» Aim
Look for the string "this" in every line, and copy each line that has it.

» Information supplied
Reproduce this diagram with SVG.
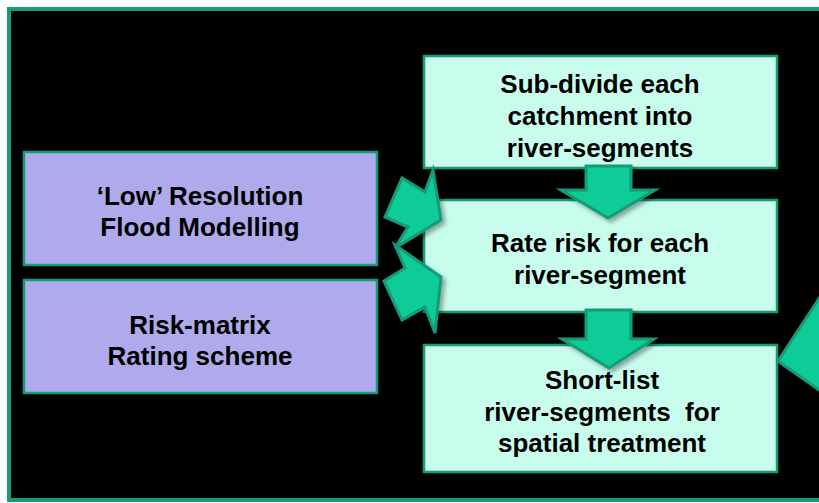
<svg xmlns="http://www.w3.org/2000/svg" width="819" height="503" viewBox="0 0 819 503">
<defs>
<style>
.bg{fill:#000;stroke:#169a78;stroke-width:4}
.p{fill:#aeaaeb;stroke:#169a78;stroke-width:2.5}
.c{fill:#c8fdee;stroke:#169a78;stroke-width:2.5}
.t{font-family:"Liberation Sans",Arial,sans-serif;font-weight:bold;font-size:26px;fill:#000;text-anchor:middle}
.a{fill:#0ccc98;stroke:#159a78;stroke-width:3;stroke-linejoin:miter;filter:url(#sh)}
</style>
<filter id="sh" x="-30%" y="-30%" width="160%" height="160%">
<feDropShadow dx="3" dy="3" stdDeviation="2" flood-color="#000" flood-opacity="0.35"/>
</filter>
</defs>
<rect x="0" y="0" width="819" height="503" fill="#fff"/>
<rect class="bg" x="9" y="9" width="830" height="491"/>
<g id="node-low-res">
<rect class="p" x="24" y="152" width="353" height="113"/>
<text class="t" x="200" y="205">‘Low’ Resolution</text>
<text class="t" x="200" y="236">Flood Modelling</text>
</g>
<g id="node-risk-matrix">
<rect class="p" x="24" y="280" width="353" height="113"/>
<text class="t" x="200" y="334">Risk-matrix</text>
<text class="t" x="200" y="365">Rating scheme</text>
</g>
<g id="node-subdivide">
<rect class="c" x="424" y="56" width="353" height="112"/>
<text class="t" x="600" y="93">Sub-divide each</text>
<text class="t" x="600" y="125">catchment into</text>
<text class="t" x="600" y="157">river-segments</text>
</g>
<g id="node-rate">
<rect class="c" x="424" y="200" width="353" height="112"/>
<text class="t" x="600" y="252">Rate risk for each</text>
<text class="t" x="600" y="284">river-segment</text>
</g>
<g id="node-shortlist">
<rect class="c" x="424" y="345" width="353" height="127"/>
<text class="t" x="602" y="389">Short-list</text>
<text class="t" x="602" y="421" xml:space="preserve">river-segments  for</text>
<text class="t" x="602" y="452">spatial treatment</text>
</g>
<g id="connectors">
<polygon class="a" points="586,166 631,166 631,190 655,190 608,218 561,190 586,190"/>
<polygon class="a" points="586,310 631,310 631,339 654,339 609,368 562,339 586,339"/>
<polygon class="a" points="385,217 402,178 425,192 433,170 441,220 395,248 408,227"/>
<polygon class="a" points="384,281 405,268 395,245 441,277 435,333 425,307 402,320"/>
<polygon class="a" points="778,361 822,294 822,392"/>
</g>
</svg>
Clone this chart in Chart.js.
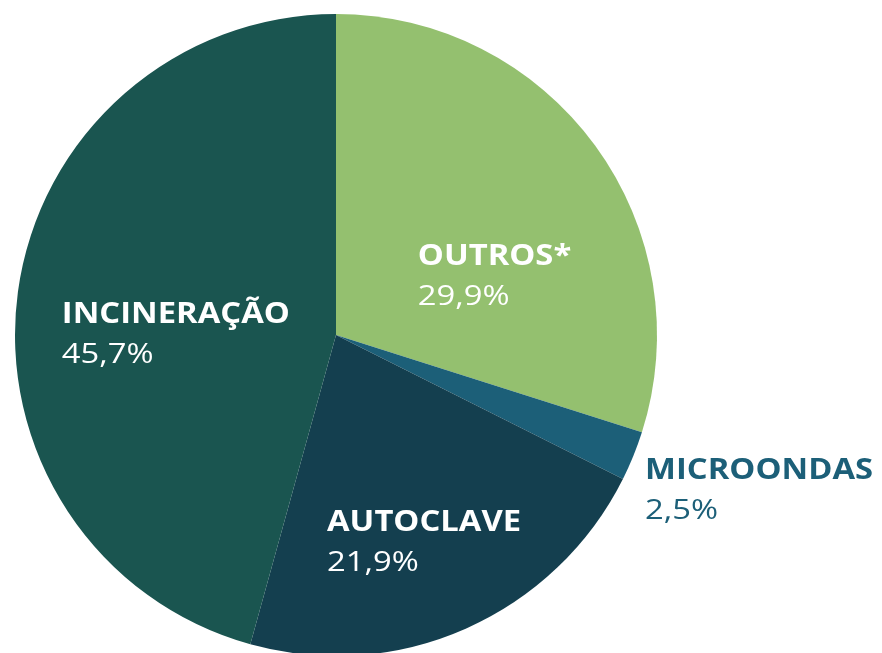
<!DOCTYPE html>
<html>
<head>
<meta charset="utf-8">
<script src="https://cdn.jsdelivr.net/npm/chart.js@4"></script>
<style>
    html, body { margin: 0; padding: 0; background: #fff; overflow: hidden; }
    #wrap { width: 882px; height: 660px; }
</style>
</head>
<body>
<div id="wrap"><canvas id="pieChart"></canvas></div>
<script>
// Treatment share (%), clockwise from 12 o'clock
const categories = ['OUTROS*', 'MICROONDAS', 'AUTOCLAVE', 'INCINERAÇÃO'];
const shares = [29.9, 2.5, 21.9, 45.7];
const shareLabels = ['29,9%', '2,5%', '21,9%', '45,7%'];
const sliceColors = ['#94c06f', '#1c5f78', '#143f4f', '#1a5550'];
const labelColors = ['#ffffff', '#1c5f78', '#ffffff', '#ffffff'];
// label anchor (left, baseline of first line) relative to centre, in radii
const labelPos = [[0.255, -0.218], [0.963, 0.449], [-0.028, 0.611], [-0.854, -0.037]];

const sliceLabels = {
    id: 'sliceLabels',
    afterDatasetsDraw(chart) {
        const ctx = chart.ctx;
        const arcs = chart.getDatasetMeta(0).data;
        ctx.save();
        ctx.textAlign = 'left';
        ctx.textBaseline = 'alphabetic';
        arcs.forEach(function(arc, i) {
            const r = arc.outerRadius;
            const x = arc.x + labelPos[i][0] * r;
            const y = arc.y + labelPos[i][1] * r;
            ctx.save();
            ctx.translate(x, y);
            ctx.scale(1.17, 1); // source type is set a bit wide
            ctx.fillStyle = labelColors[i];
            ctx.font = 'bold 28px "Open Sans"';
            ctx.fillText(categories[i], 0, 0);
            ctx.font = '28px "Open Sans"';
            ctx.fillText(shareLabels[i], 0, 40);
            ctx.restore();
        });
        ctx.restore();
    }
};

const ctx = document.getElementById('pieChart').getContext('2d');
new Chart(ctx, {
    type: 'pie',
    data: {
        labels: categories,
        datasets: [{
            data: shares,
            backgroundColor: sliceColors,
            borderWidth: 0
        }]
    },
    options: {
        responsive: true,
        maintainAspectRatio: false,
        animation: false,
        layout: { padding: { left: 15, top: 14, right: 225, bottom: 4 } },
        plugins: {
            legend: { display: false },
            tooltip: { enabled: false }
        }
    },
    plugins: [sliceLabels]
});
</script>
</body>
</html>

» Task result
Reproduce this diagram with SVG.
Clone this chart in Chart.js.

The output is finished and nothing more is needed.